А еще в Школе-студии начали рушиться мои стереотипы, ломались ценности и понятия, которые родители прививали мне на протяжении всей моей жизни. «Школа драматического искусства» — это не просто театр, это образ мысли. Анатолий Васильев прививал своим артистам уважение к классике, любовь к высокой литературе — родители занимались Платоном, Гомером, Достоевским, Пушкиным и не всегда признавали перемены, которые происходили и в обществе, и в искусстве. В Школе-студии все было по-другому, сильное влияние оказывал МХТ, где Олег Павлович Табаков давал молодым режиссерам (в том числе и Кириллу Серебренникову) возможность проявляться, экспериментировать с классикой. Даже у великой Аллы Борисовны Покровской тогда начались внутренние сомнения, она искала новые пути и формы. Покровская приходила к нам и говорила: «Я не понимаю, что с вами делать, все изменилось, вы должны мне сами что-то предложить». Конечно, в моей голове что-то щелкнуло.
Меня очень сильно ломало, и мы с родителями все это обсуждали, у нас бывали споры на этот счет. У меня случился какой-то интеллектуальный пубертат, я отрицала все, чему они меня учили. Родители всю жизнь работают в игровом театре, где главное — это энергия и метафизика, а не локальные человеческие истории. Я попала в совершенно иную среду, и не всегда мы могли понять друг друга. Тем не менее я всегда ощущала от них безусловную поддержку в любой работе. Дебаты наши были скорее по части теории.
— У вас был прекрасный и талантливый курс — Яна Гладких, Паулина Андреева, Марина Петренко, Нина Гусева...
— Этим же составом мы играем спектакль Марины Брусникиной «Поле» в театре «Практика». У нас был действительно очень крепкий женский костяк на курсе. Мы всегда шутили и шутим, что наш курс — курс любви и добра. Но это отчасти сарказм. (Улыбается.) У нас была довольно жесткая атмосфера: мы друг над другом шутили, подтрунивали, подкалывали. На самом же деле — за каждого горой, но и расслабляться в таком режиме не приходилось. Зато мы все из студии вышли с броней.
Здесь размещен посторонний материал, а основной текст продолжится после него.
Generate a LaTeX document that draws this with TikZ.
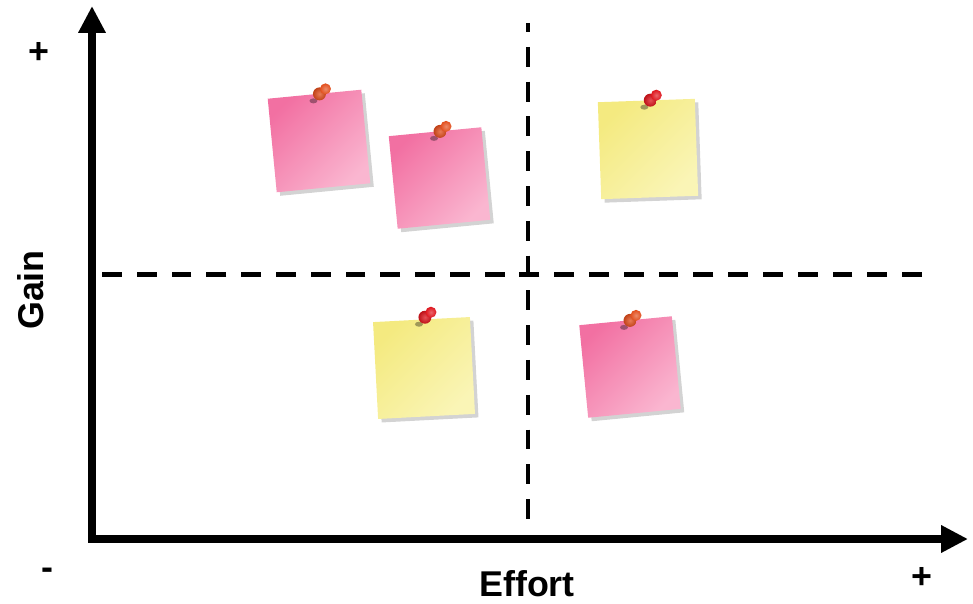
\documentclass[tikz,border=0pt]{standalone}
\usepackage{fontspec}
\setmainfont{Liberation Sans}
\usetikzlibrary{arrows.meta,calc,shadows}
\definecolor{pkA}{RGB}{242,112,162}
\definecolor{pkB}{RGB}{250,182,208}
\definecolor{ylA}{RGB}{244,234,128}
\definecolor{ylB}{RGB}{250,245,182}
\definecolor{pinO}{RGB}{226,78,28}
\definecolor{pinR}{RGB}{222,20,28}
\begin{document}
\begin{tikzpicture}[x=0.02cm, y=-0.02cm, line join=miter,
  note/.style={inner sep=0pt,
    drop shadow={shadow xshift=2pt, shadow yshift=-2pt, opacity=.35}},
  pinknote/.style={note, top color=pkA, bottom color=pkB, shading angle=45},
  yellownote/.style={note, top color=ylA, bottom color=ylB, shading angle=45},
  lbl/.style={inner sep=1pt, font=\fontsize{20.4}{24}\selectfont\bfseries}]
    \def\pushpin#1#2{% #1 = point, #2 = colour
        \fill[black,opacity=.35] ($(#1)+(-6,7)$) ellipse[x radius=4, y radius=2.5];
        \shade[inner color=#2!75!white, outer color=#2!85!black] (#1) circle[radius=6.5];
        \shade[inner color=#2!65!white, outer color=#2] ($(#1)+(6,-5)$) circle[radius=5.5];}
    \useasboundingbox (0,0) rectangle (973,604);
    % quadrant lines
    \draw[line width=2.8pt, dash pattern=on 11.3pt off 8.5pt, dash phase=6.2pt] (528,23)--(528,527);
    \draw[line width=2.8pt, dash pattern=on 11.3pt off 8.5pt] (922,274.5)--(96,274.5);
    % axes
    \draw[line width=4.8pt, {Triangle[width=14.7pt,length=15.3pt]}-{Triangle[width=14.7pt,length=15.3pt]}]
        (92,6)--(92,539)--(968,539);
    \node[lbl] (top) at (39,53) {+};
    \node[lbl] (lo) at (47,574) {-};
    \node[lbl] (right) at (922,578) {+};
    \node[lbl, anchor=base] (effort) at (527,596) {Effort};
    \node[lbl, anchor=base, rotate=90] (gain) at (43,290) {Gain};
    % sticky notes
    \node[pinknote, minimum size=1.88cm, rotate=5.5] (pk1) at (319,141) {};
    \node[pinknote, minimum size=1.86cm, rotate=5.5] (pk2) at (439.5,178) {};
    \node[yellownote, minimum size=1.94cm, rotate=2] (yl1) at (648,149) {};
    \node[yellownote, minimum size=1.94cm, rotate=3] (yl2) at (424,368) {};
    \node[pinknote, minimum size=1.86cm, rotate=5.5] (pk3) at (630,367) {};
    \pushpin{$(pk1.north)+(5,0)$}{pinO}
    \pushpin{$(pk2.north)+(5,0)$}{pinO}
    \pushpin{$(yl1.north)+(4,0)$}{pinR}
    \pushpin{$(yl2.north)+(3.5,-2)$}{pinR}
    \pushpin{$(pk3.north)+(4.5,0)$}{pinO}
\end{tikzpicture}
\end{document}
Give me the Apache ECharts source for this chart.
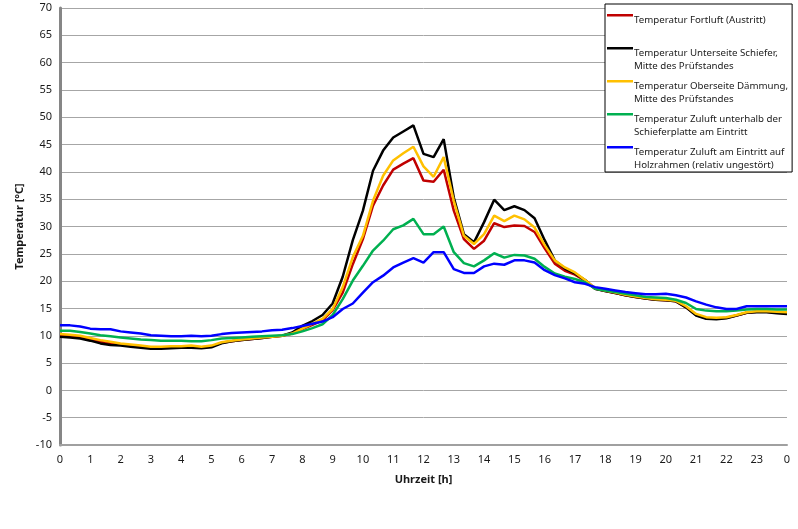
<!DOCTYPE html>
<html>
<head>
<meta charset="utf-8">
<script src="https://cdn.jsdelivr.net/npm/echarts@6/dist/echarts.min.js"></script>
<style>
  html, body { margin: 0; padding: 0; background: #ffffff; }
  #chart { width: 798px; height: 529px; }
</style>
</head>
<body>
<div id="chart"></div>
<script>
// Zeitachse: 20-Minuten-Werte von 0:00 bis 24:00
var times = [];
for (var h = 0; h < 24; h++) {
    ['00', '20', '40'].forEach(function (m) { times.push(h + ':' + m); });
}
times.push('0:00');

var fortluft = [
    10.0, 9.9, 9.7, 9.3, 8.9, 8.6, 8.4, 8.2, 8.0, 7.8,
    7.8, 7.9, 7.9, 8.0, 7.9, 8.0, 8.7, 9.0, 9.2, 9.4,
    9.6, 9.8, 10.0, 10.4, 11.2, 12.0, 12.8, 14.7, 17.9, 23.1,
    27.7, 33.8, 37.5, 40.4, 41.5, 42.5, 38.4, 38.2, 40.4, 32.9,
    27.7, 25.9, 27.4, 30.6, 29.9, 30.2, 30.1, 29.0, 26.0, 23.2,
    21.9, 21.2, 20.1, 18.6, 18.2, 17.8, 17.4, 17.1, 16.8, 16.6,
    16.5, 16.3, 15.2, 13.8, 13.2, 13.1, 13.3, 13.7, 14.2, 14.4,
    14.4, 14.2, 14.1
];
var unterseite = [
    9.8, 9.7, 9.5, 9.1, 8.6, 8.3, 8.2, 8.0, 7.8, 7.6,
    7.6, 7.7, 7.8, 7.8, 7.7, 7.9, 8.6, 9.0, 9.2, 9.4,
    9.6, 9.8, 10.0, 10.6, 11.8, 12.7, 13.8, 15.9, 20.8, 27.5,
    32.9, 40.2, 43.9, 46.3, 47.4, 48.5, 43.3, 42.7, 46.0, 35.3,
    28.6, 27.1, 30.8, 34.9, 33.0, 33.7, 33.0, 31.5, 27.5, 23.8,
    22.3, 21.4, 20.2, 18.6, 18.2, 17.8, 17.4, 17.1, 16.8, 16.6,
    16.5, 16.3, 15.2, 13.7, 13.1, 13.0, 13.2, 13.7, 14.2, 14.3,
    14.3, 14.1, 14.0
];
var oberseite = [
    10.3, 10.2, 10.0, 9.6, 9.2, 8.9, 8.6, 8.4, 8.2, 8.0,
    8.0, 8.1, 8.1, 8.2, 8.0, 8.2, 8.8, 9.1, 9.3, 9.5,
    9.7, 9.8, 10.0, 10.4, 11.3, 12.2, 13.1, 14.9, 18.9, 24.4,
    28.3, 34.7, 39.3, 42.1, 43.4, 44.6, 41.0, 39.1, 42.7, 34.7,
    28.3, 26.8, 28.6, 32.0, 31.0, 32.0, 31.3, 29.8, 26.6, 23.8,
    22.5, 21.6, 20.2, 18.7, 18.3, 17.9, 17.5, 17.2, 16.9, 16.7,
    16.6, 16.4, 15.4, 14.0, 13.4, 13.3, 13.4, 13.8, 14.3, 14.5,
    14.5, 14.4, 14.3
];
var zuluftSchiefer = [
    10.9, 10.9, 10.7, 10.4, 10.1, 9.9, 9.7, 9.5, 9.3, 9.2,
    9.1, 9.1, 9.1, 9.0, 9.0, 9.2, 9.5, 9.6, 9.7, 9.8,
    9.9, 10.0, 10.1, 10.3, 10.8, 11.4, 12.1, 13.8, 16.7, 20.1,
    22.8, 25.6, 27.4, 29.5, 30.2, 31.4, 28.6, 28.6, 30.0, 25.3,
    23.3, 22.7, 23.8, 25.1, 24.3, 24.8, 24.7, 24.1, 22.6, 21.4,
    20.8, 20.4, 19.8, 18.6, 18.3, 18.0, 17.7, 17.4, 17.1, 17.0,
    16.9, 16.6, 16.0, 14.9, 14.6, 14.5, 14.5, 14.6, 14.8, 14.9,
    14.9, 14.8, 14.8
];
var zuluftHolz = [
    11.9, 11.9, 11.7, 11.3, 11.2, 11.2, 10.8, 10.6, 10.4, 10.1,
    10.0, 9.9, 9.9, 10.0, 9.9, 10.0, 10.3, 10.5, 10.6, 10.7,
    10.8, 11.0, 11.1, 11.4, 11.8, 12.2, 12.6, 13.4, 14.9, 15.9,
    17.9, 19.8, 21.0, 22.5, 23.4, 24.2, 23.4, 25.3, 25.3, 22.2,
    21.5, 21.5, 22.7, 23.2, 23.0, 23.8, 23.8, 23.4, 22.0, 21.1,
    20.5, 19.8, 19.5, 18.9, 18.6, 18.3, 18.0, 17.8, 17.6, 17.6,
    17.7, 17.4, 17.0, 16.3, 15.7, 15.2, 14.9, 14.9, 15.4, 15.4,
    15.4, 15.4, 15.4
];

var names = [
    'Temperatur Fortluft (Austritt)\n ',
    'Temperatur Unterseite Schiefer,\nMitte des Prüfstandes',
    'Temperatur Oberseite Dämmung,\nMitte des Prüfstandes',
    'Temperatur Zuluft unterhalb der\nSchieferplatte am Eintritt',
    'Temperatur Zuluft am Eintritt auf\nHolzrahmen (relativ ungestört)'
];
var colors = ['#c00000', '#000000', '#ffc000', '#00b050', '#0000ff'];
var values = [fortluft, unterseite, oberseite, zuluftSchiefer, zuluftHolz];

var chart = echarts.init(document.getElementById('chart'));

var option = {
    backgroundColor: '#ffffff',
    animation: false,
    textStyle: { fontFamily: 'Noto Sans' },
    grid: { left: 60, right: 11, top: 8, bottom: 84 },
    legend: {
        orient: 'vertical',
        left: 605,
        top: 4,
        width: 182,
        padding: [10, 4, 0, 2],
        itemGap: 7,
        itemWidth: 26,
        itemHeight: 26,
        icon: 'path://M0,0L26,0L26,2.6L0,2.6Z M0,26L0.01,26Z',
        backgroundColor: '#ffffff',
        borderColor: '#000000',
        borderWidth: 1,
        textStyle: { fontSize: 9.7, color: '#1a1a1a', lineHeight: 13, padding: [0, 0, 0, -4] },
        data: names
    },
    xAxis: {
        type: 'category',
        boundaryGap: false,
        data: times,
        name: 'Uhrzeit [h]',
        nameLocation: 'middle',
        nameGap: 29,
        nameTextStyle: { fontSize: 11, fontWeight: 'bold', color: '#1a1a1a' },
        axisLine: { onZero: false, lineStyle: { color: '#a0a0a0', width: 2 } },
        axisTick: { show: false },
        axisLabel: {
            interval: 2,
            margin: 9,
            fontSize: 11,
            color: '#1a1a1a',
            formatter: function (v) { return v.split(':')[0]; }
        },
        splitLine: { show: false }
    },
    yAxis: {
        type: 'value',
        min: -10,
        max: 70,
        interval: 5,
        name: 'Temperatur [°C]',
        nameLocation: 'middle',
        nameRotate: 90,
        nameGap: 31,
        nameTextStyle: { fontSize: 11, fontWeight: 'bold', color: '#1a1a1a' },
        axisLine: { show: true, lineStyle: { color: '#868686', width: 3 } },
        axisTick: { show: false },
        axisLabel: { fontSize: 11, color: '#1a1a1a', margin: 8 },
        splitLine: { lineStyle: { color: '#a6a6a6', width: 1 } }
    },
    series: values.map(function (d, k) {
        return {
            name: names[k],
            type: 'line',
            data: d,
            symbol: 'none',
            color: colors[k],
            lineStyle: { width: 2.5, color: colors[k] }
        };
    })
};

chart.setOption(option);
</script>
</body>
</html>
Два года назад я познакомилась с актерским коучем Василием Шевченко. В его актерской группе была прекрасная атмосфера, полная свобода творчества, когда не боишься выходить на сцену и пробовать что-то новое, не боишься осуждения. Мы очень много импровизировали и, самое главное, не пытались друг друга поразить. Именно на этих курсах я поняла, какая обстановка должна быть в творческом коллективе. Но, разумеется, большую роль играет возраст. У Васи в группе были уже взрослые, часто состоявшиеся артисты, которые понимали нюансы совместной работы.